McComb, J., concurred.
Respondent’s petition for a rehearing was denied March 3, 1971, and the judgment was modified to read as printed above. McComb, J., and Burke, J., were of the opinion that the petition should be granted.

All section references are to the Revenue and Taxation Code unless otherwise stated.

Section 24425 makes nondeductible any amount which is otherwise deductible but “which is allocable to . . . income not included in the measure of the tax imposed by this part [i.e., imposed by the Bank & Corp. Tax Law]. . . .” (Italics added.)

See subdivision (d) of section 9, added to the Franchise Tax Act, Statutes 1937, chapter 836, pages 2329-2330; subdivision (d) of section 8 of Corporation Income Tax Act, Statutes 1937, chapter 765, page 2188.

See subdivision (h) of section 7 of Corporation Income Tax Act, Statutes 1937, chapter 765, page 2187; subdivision (h) of section 8 of Franchise Tax Act, as amended Statutes 1939, chapter 1050, page 2942.

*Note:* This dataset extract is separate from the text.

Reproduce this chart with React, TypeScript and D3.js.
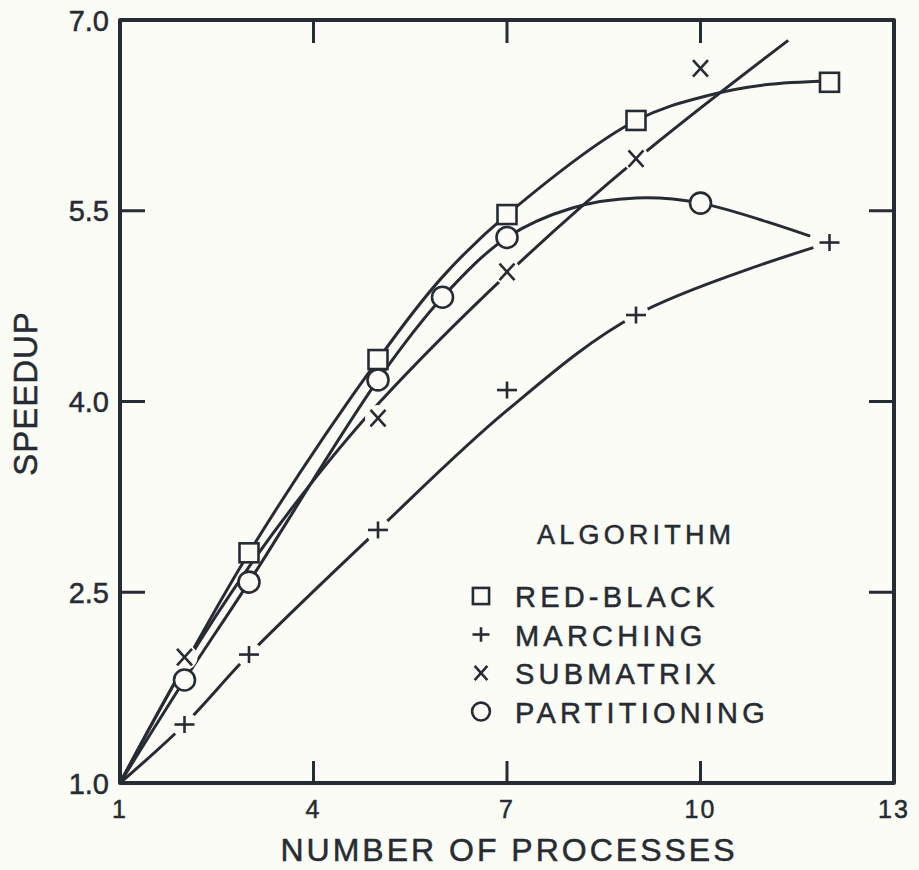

Section 24344: “(a) Except as limited by subsection (b), there shall be allowed as a deduction all interest paid or accrued during the income year on indebtedness of the taxpayer.
“(b) If income of the taxpayer is determined by the allocation formula contained in Section 25101, the interest deductible shall be an amount equal to interest income subject to allocation by formula, plus the amount, if any, by which the balance of interest expense exceeds interest and dividend income (except dividends deductible *9under the provisions of Section 24402) not subject to allocation by formula. Interest expense not included in the preceding sentence shall be directly offset against interest and dividend income (except dividends deductible under the provisions of Section 24402) not subject to allocation by formula.”